Please excuse my absence lately. It was quite a week last week and I’m still recovering. Between house guests and a big family to-do and the school carnival, I hardly know which way is up. On Sunday the house guests and the family to-do and the school carnival all came together in a whirling, swirling, perfectly sunny day of sno-cones, lollipops, and cake walks.

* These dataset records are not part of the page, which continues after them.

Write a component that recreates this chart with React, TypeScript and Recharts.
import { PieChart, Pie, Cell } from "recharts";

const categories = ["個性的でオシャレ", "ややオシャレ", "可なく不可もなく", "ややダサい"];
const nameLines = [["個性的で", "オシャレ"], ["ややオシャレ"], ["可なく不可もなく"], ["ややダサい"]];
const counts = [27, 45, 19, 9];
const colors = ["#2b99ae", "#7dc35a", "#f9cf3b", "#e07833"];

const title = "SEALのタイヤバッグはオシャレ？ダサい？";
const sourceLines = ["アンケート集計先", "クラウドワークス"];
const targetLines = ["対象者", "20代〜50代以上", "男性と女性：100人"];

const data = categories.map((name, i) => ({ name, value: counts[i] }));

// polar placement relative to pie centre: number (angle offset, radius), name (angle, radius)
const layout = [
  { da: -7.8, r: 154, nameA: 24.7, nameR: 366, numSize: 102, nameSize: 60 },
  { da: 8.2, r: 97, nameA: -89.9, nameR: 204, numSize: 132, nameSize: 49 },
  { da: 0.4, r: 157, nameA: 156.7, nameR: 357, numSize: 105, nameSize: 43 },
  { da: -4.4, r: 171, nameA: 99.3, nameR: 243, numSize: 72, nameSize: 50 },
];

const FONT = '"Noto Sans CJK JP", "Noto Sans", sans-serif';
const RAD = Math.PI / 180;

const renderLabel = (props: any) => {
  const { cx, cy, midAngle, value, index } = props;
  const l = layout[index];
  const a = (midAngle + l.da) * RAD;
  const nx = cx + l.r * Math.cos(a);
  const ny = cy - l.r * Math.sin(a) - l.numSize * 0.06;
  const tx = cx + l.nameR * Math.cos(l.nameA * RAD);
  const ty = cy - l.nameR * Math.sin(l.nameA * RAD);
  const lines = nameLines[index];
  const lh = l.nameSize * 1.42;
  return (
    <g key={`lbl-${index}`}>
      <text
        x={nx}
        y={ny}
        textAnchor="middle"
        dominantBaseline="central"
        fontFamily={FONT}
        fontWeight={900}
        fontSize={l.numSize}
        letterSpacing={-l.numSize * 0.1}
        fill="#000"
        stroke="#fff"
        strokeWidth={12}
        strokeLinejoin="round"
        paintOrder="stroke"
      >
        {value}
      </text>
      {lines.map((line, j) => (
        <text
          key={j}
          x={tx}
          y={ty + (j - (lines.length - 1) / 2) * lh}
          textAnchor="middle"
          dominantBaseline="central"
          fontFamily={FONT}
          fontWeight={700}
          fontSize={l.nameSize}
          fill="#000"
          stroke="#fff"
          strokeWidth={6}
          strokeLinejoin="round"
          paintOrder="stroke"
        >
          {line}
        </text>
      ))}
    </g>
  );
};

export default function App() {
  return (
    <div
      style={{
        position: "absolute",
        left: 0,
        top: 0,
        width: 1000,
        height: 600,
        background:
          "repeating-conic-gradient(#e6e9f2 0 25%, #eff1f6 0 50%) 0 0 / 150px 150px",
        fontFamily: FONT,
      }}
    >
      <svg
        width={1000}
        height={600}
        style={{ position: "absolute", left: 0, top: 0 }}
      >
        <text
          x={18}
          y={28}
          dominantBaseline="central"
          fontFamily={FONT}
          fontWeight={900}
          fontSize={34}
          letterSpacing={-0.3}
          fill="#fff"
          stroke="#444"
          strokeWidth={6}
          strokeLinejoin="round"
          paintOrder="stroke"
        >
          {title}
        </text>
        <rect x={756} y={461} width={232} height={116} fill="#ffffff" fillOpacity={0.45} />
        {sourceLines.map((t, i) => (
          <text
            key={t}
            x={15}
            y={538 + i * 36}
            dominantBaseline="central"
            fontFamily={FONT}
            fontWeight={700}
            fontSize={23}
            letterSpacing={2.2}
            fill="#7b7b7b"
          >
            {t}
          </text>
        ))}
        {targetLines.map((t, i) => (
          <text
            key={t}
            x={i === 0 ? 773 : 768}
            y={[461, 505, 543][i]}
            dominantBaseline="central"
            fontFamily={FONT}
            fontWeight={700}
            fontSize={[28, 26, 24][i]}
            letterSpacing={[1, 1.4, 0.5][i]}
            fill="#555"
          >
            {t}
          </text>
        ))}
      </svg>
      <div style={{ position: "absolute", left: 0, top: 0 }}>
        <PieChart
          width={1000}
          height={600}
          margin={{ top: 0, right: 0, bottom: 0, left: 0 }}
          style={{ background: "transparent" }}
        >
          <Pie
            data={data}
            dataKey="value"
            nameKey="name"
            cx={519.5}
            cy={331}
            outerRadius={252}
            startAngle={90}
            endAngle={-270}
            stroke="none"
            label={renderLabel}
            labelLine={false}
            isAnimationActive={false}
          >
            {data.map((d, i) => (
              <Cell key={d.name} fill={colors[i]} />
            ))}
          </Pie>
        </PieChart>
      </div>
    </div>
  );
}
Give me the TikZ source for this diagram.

There were many Watsons on hand to help populate and energize the school carnival, and I will be forever grateful to my cousin and uncle who pitched in to help run the Lollipop Game. It’s been two days and my barking slogans are still running through my head: one ticket gets you two tries, everyone’s a winner at the lollipop game, worst case scenario is you end up with two lollipops, the lollipop game- where everyone’s a winner, there’s no skill involved – anyone can play the lollipop game. The thing about the Lollipop Game is you get to see which kids will become gamblers. Some kids pay their ticket, pick their lollipops and, if they get a dot on the bottom of one, happily pick another lollipop and then move on to another “game.” But the Lollipop Game really gets under some kids skins. They come back again and again, trying to game the board, hoping to decipher where the precious dotted lollipops are, working to figure out my strategy in arranging the board. (For the record, my strategy was complete and total randomness. I had a mix of dotted and plain lollipops and would mix them together and stick them in the board.) We started out with one lollipop out of five having a dot, but it was so fun when the kids got a dotted lollipop that my cousin started moving the ratio towards the 1 to 3 area, so kids were walking away with six or seven lollipops at a time.
My own family did very well at the Cake Walk. The very first winner was my Aunt Nancy. The second winner? Ernest. That’s the cake he chose above. The parents who bring the cakes know that the kids cannot resist a candy-laden cake and decorate accordingly. I called the parents who made this one out on their use of old Valentine’s Day candy – I was super impressed at the chutzpah required to do that.
I’m now thinking of heading up the carnival committee next fall. Please, dear readers, either talk me out of it or give me suggestions for fun and cheap games/events for a lively and profitable school carnival. What – besides the ever-popular Cake Walk – are your favorite carnival games?



Kate | 27-Oct-09 at 10:05 am | Permalink
Ha, did someone snitch two candy hearts from that cake? There are suspicious bare spots in the frosting.
It sounds so fun! If you run the carnival, I promise we will come next year.
Angela | 27-Oct-09 at 11:47 am | Permalink
Dunking Machine with the principal in the hot (cold) seat!
Kendra S | 27-Oct-09 at 2:41 pm | Permalink
I used to love any game that involved fishing. But a super easy one that for some reason gets em every time is that one where you hide candy in flour and let kids blow on it. They get to keep what they uncover. Totally messy but cheap and hilarious.
Molly Watson | 27-Oct-09 at 2:57 pm | Permalink
Kate – yes, someone did attack the cake before we brought it home. Since he had won the cake, I felt it was a fair move.
Angela – an oldie but a goodie… perhaps I should start working on the principal *now*
Kendra – that sounds so messy I can hardly stand to think about it, but I love it. Can you describe it some more – what is everything in? how much flour?
Jim Berigan | 31-Oct-09 at 3:22 pm | Permalink
Hi Molly- You have a great website. I have some free articles I’ve written on school carnivals on my website. Please feel free to check them out. I wish you the best with your event!
Paula | 12-Nov-09 at 1:14 am | Permalink
As cake is I always want a slice but if its my cake that I have won I will lunge at it!